GIVEN TASK — The lines to extract run from the start of the records through the line with "from bokeh.resources import INLINE", both ends included; drop the pictures.

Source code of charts
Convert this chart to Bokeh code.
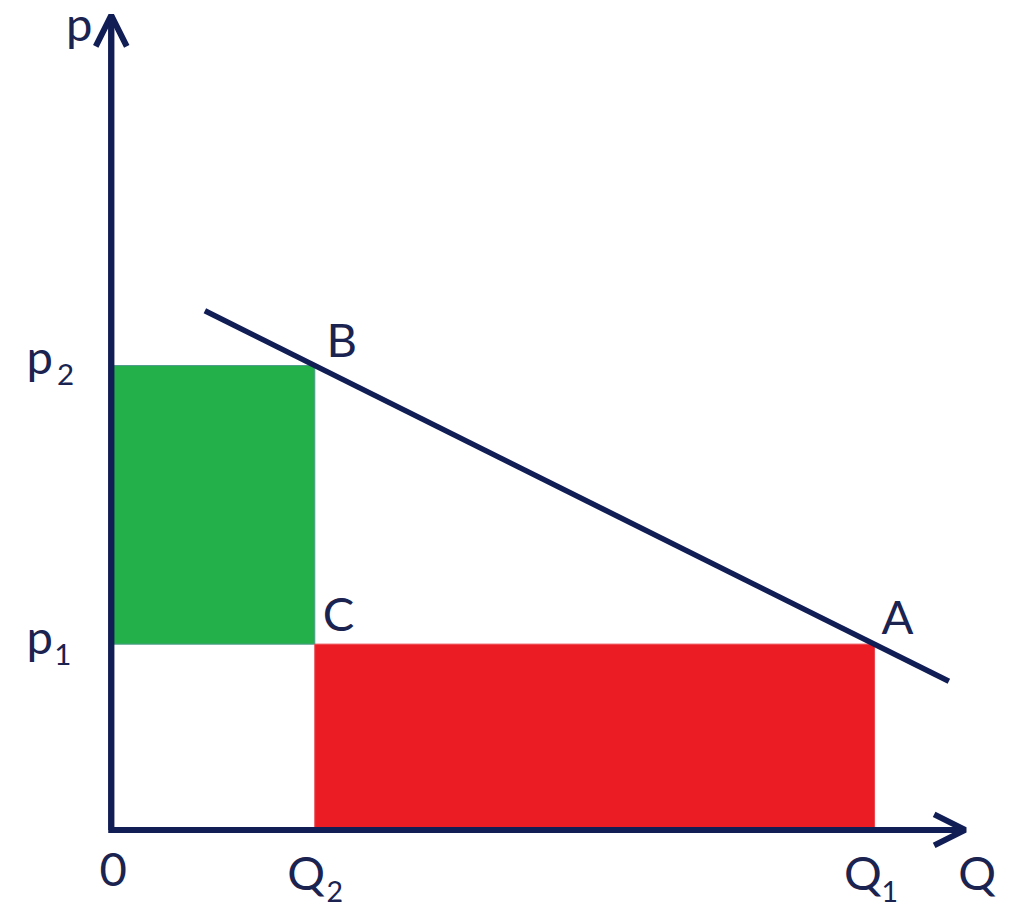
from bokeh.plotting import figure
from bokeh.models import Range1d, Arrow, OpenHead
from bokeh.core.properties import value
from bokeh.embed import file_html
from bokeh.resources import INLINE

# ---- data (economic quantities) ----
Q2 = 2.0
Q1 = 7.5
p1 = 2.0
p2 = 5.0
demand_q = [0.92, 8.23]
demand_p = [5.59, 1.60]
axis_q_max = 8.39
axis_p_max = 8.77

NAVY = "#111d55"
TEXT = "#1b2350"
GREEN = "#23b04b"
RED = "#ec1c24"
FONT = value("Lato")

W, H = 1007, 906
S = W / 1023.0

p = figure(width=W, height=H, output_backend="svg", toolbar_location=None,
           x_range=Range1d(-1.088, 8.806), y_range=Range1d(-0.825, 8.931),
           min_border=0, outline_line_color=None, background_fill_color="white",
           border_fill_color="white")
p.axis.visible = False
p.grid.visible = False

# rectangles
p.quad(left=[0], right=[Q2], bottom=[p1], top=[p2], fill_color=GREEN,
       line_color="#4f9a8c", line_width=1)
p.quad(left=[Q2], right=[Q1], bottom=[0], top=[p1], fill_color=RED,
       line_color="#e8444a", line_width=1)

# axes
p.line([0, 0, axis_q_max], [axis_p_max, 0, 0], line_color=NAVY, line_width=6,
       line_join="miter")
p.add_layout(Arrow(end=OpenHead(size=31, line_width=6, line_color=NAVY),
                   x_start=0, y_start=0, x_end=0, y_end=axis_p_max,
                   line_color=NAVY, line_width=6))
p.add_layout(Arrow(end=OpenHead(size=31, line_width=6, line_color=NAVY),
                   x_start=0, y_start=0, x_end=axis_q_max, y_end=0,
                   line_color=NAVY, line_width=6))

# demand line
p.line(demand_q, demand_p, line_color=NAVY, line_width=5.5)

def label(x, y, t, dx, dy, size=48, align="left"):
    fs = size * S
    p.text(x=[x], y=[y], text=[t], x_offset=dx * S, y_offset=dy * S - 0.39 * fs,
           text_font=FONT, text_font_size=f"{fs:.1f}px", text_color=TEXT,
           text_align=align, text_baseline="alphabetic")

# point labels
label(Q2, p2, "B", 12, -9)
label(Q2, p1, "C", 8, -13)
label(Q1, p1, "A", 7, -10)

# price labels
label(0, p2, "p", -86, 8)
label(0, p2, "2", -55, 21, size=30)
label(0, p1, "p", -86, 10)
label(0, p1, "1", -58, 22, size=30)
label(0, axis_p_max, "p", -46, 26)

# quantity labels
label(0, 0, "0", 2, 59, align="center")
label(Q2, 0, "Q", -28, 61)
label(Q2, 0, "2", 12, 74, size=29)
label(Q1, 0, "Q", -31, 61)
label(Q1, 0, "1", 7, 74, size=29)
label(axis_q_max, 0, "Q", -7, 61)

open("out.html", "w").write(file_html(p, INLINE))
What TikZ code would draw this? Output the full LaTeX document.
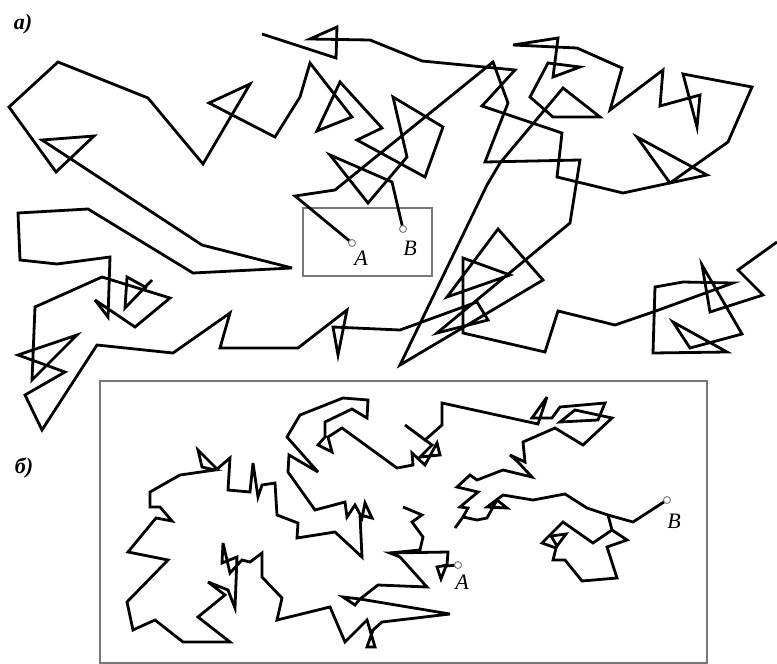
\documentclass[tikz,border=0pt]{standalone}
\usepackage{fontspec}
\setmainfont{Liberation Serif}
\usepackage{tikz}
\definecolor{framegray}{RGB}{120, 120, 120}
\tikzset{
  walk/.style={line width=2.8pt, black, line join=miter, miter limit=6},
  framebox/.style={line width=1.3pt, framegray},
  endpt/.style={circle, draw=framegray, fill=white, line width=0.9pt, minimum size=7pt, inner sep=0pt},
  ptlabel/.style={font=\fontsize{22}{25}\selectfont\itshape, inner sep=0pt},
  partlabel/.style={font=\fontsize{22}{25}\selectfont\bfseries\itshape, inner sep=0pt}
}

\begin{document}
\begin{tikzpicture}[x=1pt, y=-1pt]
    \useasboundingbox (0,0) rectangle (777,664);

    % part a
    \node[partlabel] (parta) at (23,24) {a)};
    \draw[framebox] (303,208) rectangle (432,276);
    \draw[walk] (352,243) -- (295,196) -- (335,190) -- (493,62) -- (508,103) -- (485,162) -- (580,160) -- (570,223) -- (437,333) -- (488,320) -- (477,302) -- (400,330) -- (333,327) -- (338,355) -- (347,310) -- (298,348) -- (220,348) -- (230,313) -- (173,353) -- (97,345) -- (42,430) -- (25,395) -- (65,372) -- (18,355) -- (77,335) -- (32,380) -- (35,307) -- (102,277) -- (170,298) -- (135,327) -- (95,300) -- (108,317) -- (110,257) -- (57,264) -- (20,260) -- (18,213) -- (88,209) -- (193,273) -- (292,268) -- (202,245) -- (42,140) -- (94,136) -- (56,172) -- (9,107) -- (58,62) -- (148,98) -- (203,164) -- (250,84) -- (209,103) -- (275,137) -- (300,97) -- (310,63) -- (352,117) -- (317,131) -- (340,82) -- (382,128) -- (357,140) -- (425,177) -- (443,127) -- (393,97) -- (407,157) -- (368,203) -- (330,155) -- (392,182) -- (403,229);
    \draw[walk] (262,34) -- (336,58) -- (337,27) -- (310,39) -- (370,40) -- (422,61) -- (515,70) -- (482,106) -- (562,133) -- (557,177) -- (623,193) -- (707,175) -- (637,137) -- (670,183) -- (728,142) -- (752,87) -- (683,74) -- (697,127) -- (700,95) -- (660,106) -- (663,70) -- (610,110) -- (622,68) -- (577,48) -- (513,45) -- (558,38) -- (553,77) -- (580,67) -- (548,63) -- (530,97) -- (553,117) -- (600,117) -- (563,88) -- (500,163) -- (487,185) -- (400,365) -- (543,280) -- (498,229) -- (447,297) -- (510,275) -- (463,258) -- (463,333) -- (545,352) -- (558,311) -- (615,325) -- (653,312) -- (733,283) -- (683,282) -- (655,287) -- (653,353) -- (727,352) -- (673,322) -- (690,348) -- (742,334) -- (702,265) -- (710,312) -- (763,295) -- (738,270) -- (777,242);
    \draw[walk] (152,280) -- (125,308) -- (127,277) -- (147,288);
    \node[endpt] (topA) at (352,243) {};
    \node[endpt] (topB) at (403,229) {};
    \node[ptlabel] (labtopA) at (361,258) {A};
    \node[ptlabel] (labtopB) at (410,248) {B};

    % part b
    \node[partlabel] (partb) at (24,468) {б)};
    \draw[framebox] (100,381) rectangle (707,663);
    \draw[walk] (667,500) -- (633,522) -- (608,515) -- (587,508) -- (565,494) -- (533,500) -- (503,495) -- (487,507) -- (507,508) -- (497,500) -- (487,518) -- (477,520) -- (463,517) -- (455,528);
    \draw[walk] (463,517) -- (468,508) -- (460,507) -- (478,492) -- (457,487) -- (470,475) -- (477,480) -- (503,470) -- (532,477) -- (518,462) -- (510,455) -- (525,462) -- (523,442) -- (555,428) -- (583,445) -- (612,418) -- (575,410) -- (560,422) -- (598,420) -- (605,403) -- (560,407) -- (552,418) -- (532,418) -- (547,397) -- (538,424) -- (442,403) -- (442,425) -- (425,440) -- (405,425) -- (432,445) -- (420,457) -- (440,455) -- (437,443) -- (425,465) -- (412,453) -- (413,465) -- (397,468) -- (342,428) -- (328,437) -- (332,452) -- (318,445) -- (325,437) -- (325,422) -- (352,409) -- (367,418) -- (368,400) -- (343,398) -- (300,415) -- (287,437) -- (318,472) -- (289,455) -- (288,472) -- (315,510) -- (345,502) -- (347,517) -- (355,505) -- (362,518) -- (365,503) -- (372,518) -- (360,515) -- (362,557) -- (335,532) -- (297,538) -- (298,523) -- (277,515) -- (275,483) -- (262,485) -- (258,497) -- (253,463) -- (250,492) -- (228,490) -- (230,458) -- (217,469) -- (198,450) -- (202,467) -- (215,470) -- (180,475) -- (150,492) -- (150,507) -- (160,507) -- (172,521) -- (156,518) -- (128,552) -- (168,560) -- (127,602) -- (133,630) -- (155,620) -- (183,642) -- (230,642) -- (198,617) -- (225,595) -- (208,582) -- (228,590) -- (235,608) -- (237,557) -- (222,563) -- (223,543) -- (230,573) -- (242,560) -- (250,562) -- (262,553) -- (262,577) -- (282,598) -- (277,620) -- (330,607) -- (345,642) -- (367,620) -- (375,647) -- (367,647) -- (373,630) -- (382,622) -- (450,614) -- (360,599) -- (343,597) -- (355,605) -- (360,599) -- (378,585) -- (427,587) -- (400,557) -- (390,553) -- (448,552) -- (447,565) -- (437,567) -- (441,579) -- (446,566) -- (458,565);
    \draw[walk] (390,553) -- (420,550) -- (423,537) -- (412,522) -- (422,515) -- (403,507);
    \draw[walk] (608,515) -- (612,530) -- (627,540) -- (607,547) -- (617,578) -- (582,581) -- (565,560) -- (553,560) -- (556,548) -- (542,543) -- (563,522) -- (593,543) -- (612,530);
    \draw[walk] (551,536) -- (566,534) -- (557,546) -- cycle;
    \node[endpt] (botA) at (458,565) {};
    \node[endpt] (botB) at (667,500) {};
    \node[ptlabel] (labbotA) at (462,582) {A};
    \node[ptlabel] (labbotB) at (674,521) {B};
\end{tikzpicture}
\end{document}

SOLUTION —
Convert this chart to Bokeh code.
from bokeh.plotting import figure
from bokeh.models import Range1d, Arrow, OpenHead
from bokeh.core.properties import value
from bokeh.embed import file_html
from bokeh.resources import INLINE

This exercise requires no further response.